**Given task**.
All of the data should be output character for character, except the pictures.
-------------------------
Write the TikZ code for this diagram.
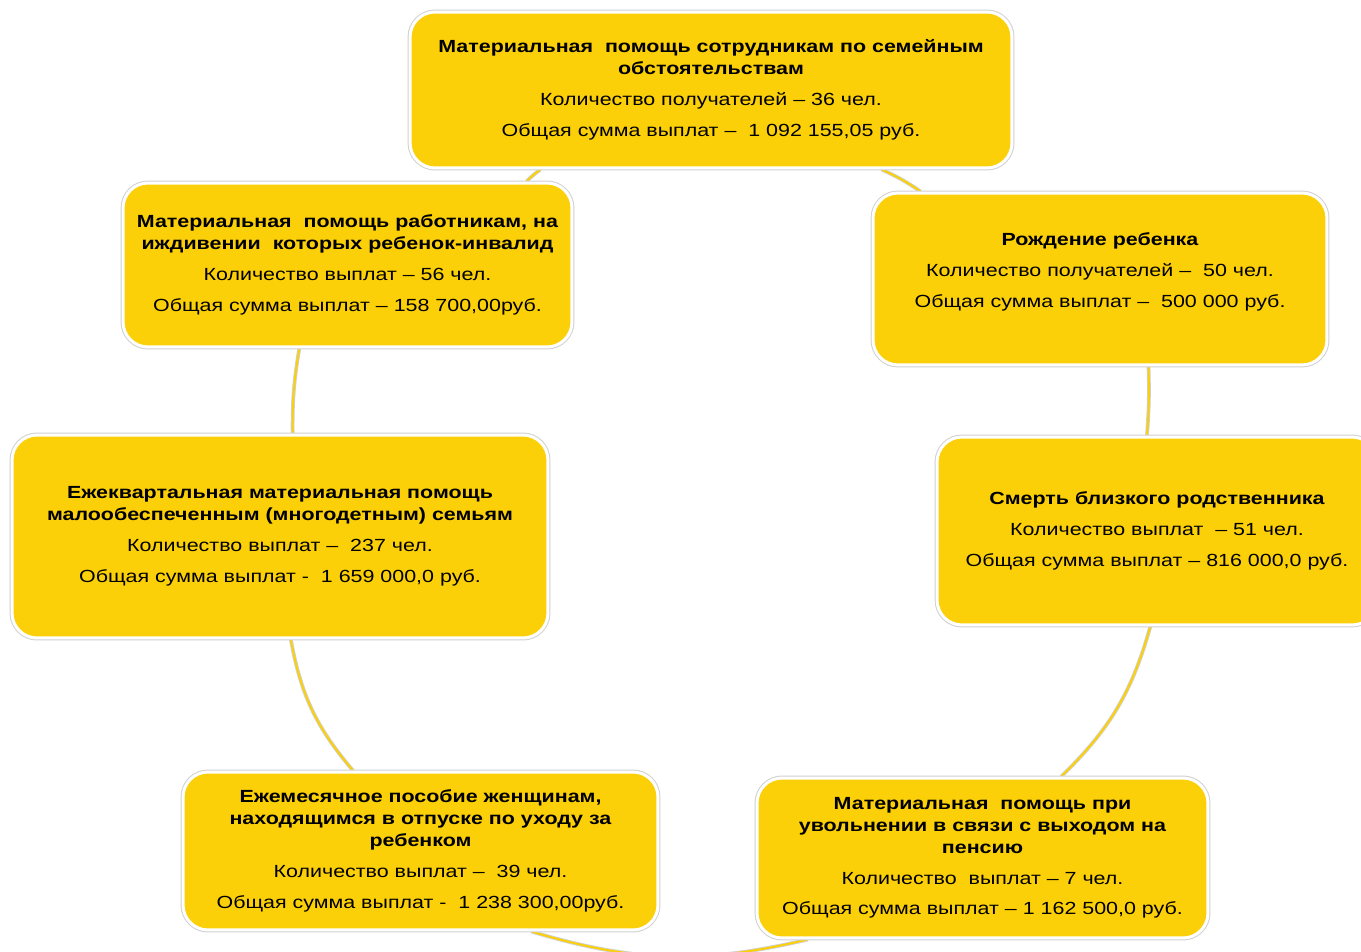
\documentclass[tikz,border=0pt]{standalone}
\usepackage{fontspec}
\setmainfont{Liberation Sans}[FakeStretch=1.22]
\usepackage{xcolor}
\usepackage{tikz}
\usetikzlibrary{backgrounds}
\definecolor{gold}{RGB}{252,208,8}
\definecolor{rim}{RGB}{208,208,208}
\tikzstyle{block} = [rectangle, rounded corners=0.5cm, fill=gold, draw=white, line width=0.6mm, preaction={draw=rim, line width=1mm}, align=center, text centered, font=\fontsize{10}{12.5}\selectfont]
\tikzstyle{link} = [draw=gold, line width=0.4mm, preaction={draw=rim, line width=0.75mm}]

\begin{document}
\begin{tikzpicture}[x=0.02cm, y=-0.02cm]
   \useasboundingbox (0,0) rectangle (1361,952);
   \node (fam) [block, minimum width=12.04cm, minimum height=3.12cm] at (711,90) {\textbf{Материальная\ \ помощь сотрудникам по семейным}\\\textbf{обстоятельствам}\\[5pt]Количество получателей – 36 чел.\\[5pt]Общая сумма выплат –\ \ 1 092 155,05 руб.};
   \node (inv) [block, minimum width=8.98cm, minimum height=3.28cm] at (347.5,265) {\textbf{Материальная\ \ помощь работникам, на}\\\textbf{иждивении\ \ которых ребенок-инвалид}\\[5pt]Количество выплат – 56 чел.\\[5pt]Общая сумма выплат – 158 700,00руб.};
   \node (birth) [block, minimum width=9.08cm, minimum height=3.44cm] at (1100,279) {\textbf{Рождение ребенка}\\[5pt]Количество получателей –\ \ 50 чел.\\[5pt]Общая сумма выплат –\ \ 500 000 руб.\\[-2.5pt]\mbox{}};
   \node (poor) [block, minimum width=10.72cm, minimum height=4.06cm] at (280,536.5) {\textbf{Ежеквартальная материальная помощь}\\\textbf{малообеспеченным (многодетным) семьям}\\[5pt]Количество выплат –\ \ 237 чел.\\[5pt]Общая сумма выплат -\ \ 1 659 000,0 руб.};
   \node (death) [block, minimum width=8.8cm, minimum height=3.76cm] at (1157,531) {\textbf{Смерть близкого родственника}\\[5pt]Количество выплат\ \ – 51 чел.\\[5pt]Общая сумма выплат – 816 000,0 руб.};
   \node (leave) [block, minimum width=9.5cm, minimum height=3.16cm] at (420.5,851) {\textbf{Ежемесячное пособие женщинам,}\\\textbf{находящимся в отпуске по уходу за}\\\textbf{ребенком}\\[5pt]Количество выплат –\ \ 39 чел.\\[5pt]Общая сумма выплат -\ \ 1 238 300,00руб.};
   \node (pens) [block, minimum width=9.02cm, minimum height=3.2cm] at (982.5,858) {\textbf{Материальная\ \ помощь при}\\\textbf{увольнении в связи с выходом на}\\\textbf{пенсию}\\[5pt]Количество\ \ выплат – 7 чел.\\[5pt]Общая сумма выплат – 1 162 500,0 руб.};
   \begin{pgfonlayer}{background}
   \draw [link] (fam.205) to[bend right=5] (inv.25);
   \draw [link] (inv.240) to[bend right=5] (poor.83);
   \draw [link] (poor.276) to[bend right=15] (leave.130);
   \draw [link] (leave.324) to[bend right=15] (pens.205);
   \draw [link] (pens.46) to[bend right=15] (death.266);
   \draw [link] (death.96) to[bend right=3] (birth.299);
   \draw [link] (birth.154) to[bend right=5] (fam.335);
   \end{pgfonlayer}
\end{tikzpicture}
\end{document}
-------------------------
**Task response**.
Write the TikZ code for this diagram.
\documentclass[tikz,border=0pt]{standalone}
\usepackage{fontspec}
\setmainfont{Liberation Sans}[FakeStretch=1.22]
\usepackage{xcolor}
\usepackage{tikz}
\usetikzlibrary{backgrounds}
\definecolor{gold}{RGB}{252,208,8}
\definecolor{rim}{RGB}{208,208,208}
\tikzstyle{block} = [rectangle, rounded corners=0.5cm, fill=gold, draw=white, line width=0.6mm, preaction={draw=rim, line width=1mm}, align=center, text centered, font=\fontsize{10}{12.5}\selectfont]
\tikzstyle{link} = [draw=gold, line width=0.4mm, preaction={draw=rim, line width=0.75mm}]

\begin{document}
\begin{tikzpicture}[x=0.02cm, y=-0.02cm]
   \useasboundingbox (0,0) rectangle (1361,952);
   \node (fam) [block, minimum width=12.04cm, minimum height=3.12cm] at (711,90) {\textbf{Материальная\ \ помощь сотрудникам по семейным}\\\textbf{обстоятельствам}\\[5pt]Количество получателей – 36 чел.\\[5pt]Общая сумма выплат –\ \ 1 092 155,05 руб.};
   \node (inv) [block, minimum width=8.98cm, minimum height=3.28cm] at (347.5,265) {\textbf{Материальная\ \ помощь работникам, на}\\\textbf{иждивении\ \ которых ребенок-инвалид}\\[5pt]Количество выплат – 56 чел.\\[5pt]Общая сумма выплат – 158 700,00руб.};
   \node (birth) [block, minimum width=9.08cm, minimum height=3.44cm] at (1100,279) {\textbf{Рождение ребенка}\\[5pt]Количество получателей –\ \ 50 чел.\\[5pt]Общая сумма выплат –\ \ 500 000 руб.\\[-2.5pt]\mbox{}};
   \node (poor) [block, minimum width=10.72cm, minimum height=4.06cm] at (280,536.5) {\textbf{Ежеквартальная материальная помощь}\\\textbf{малообеспеченным (многодетным) семьям}\\[5pt]Количество выплат –\ \ 237 чел.\\[5pt]Общая сумма выплат -\ \ 1 659 000,0 руб.};
   \node (death) [block, minimum width=8.8cm, minimum height=3.76cm] at (1157,531) {\textbf{Смерть близкого родственника}\\[5pt]Количество выплат\ \ – 51 чел.\\[5pt]Общая сумма выплат – 816 000,0 руб.};
   \node (leave) [block, minimum width=9.5cm, minimum height=3.16cm] at (420.5,851) {\textbf{Ежемесячное пособие женщинам,}\\\textbf{находящимся в отпуске по уходу за}\\\textbf{ребенком}\\[5pt]Количество выплат –\ \ 39 чел.\\[5pt]Общая сумма выплат -\ \ 1 238 300,00руб.};
   \node (pens) [block, minimum width=9.02cm, minimum height=3.2cm] at (982.5,858) {\textbf{Материальная\ \ помощь при}\\\textbf{увольнении в связи с выходом на}\\\textbf{пенсию}\\[5pt]Количество\ \ выплат – 7 чел.\\[5pt]Общая сумма выплат – 1 162 500,0 руб.};
   \begin{pgfonlayer}{background}
   \draw [link] (fam.205) to[bend right=5] (inv.25);
   \draw [link] (inv.240) to[bend right=5] (poor.83);
   \draw [link] (poor.276) to[bend right=15] (leave.130);
   \draw [link] (leave.324) to[bend right=15] (pens.205);
   \draw [link] (pens.46) to[bend right=15] (death.266);
   \draw [link] (death.96) to[bend right=3] (birth.299);
   \draw [link] (birth.154) to[bend right=5] (fam.335);
   \end{pgfonlayer}
\end{tikzpicture}
\end{document}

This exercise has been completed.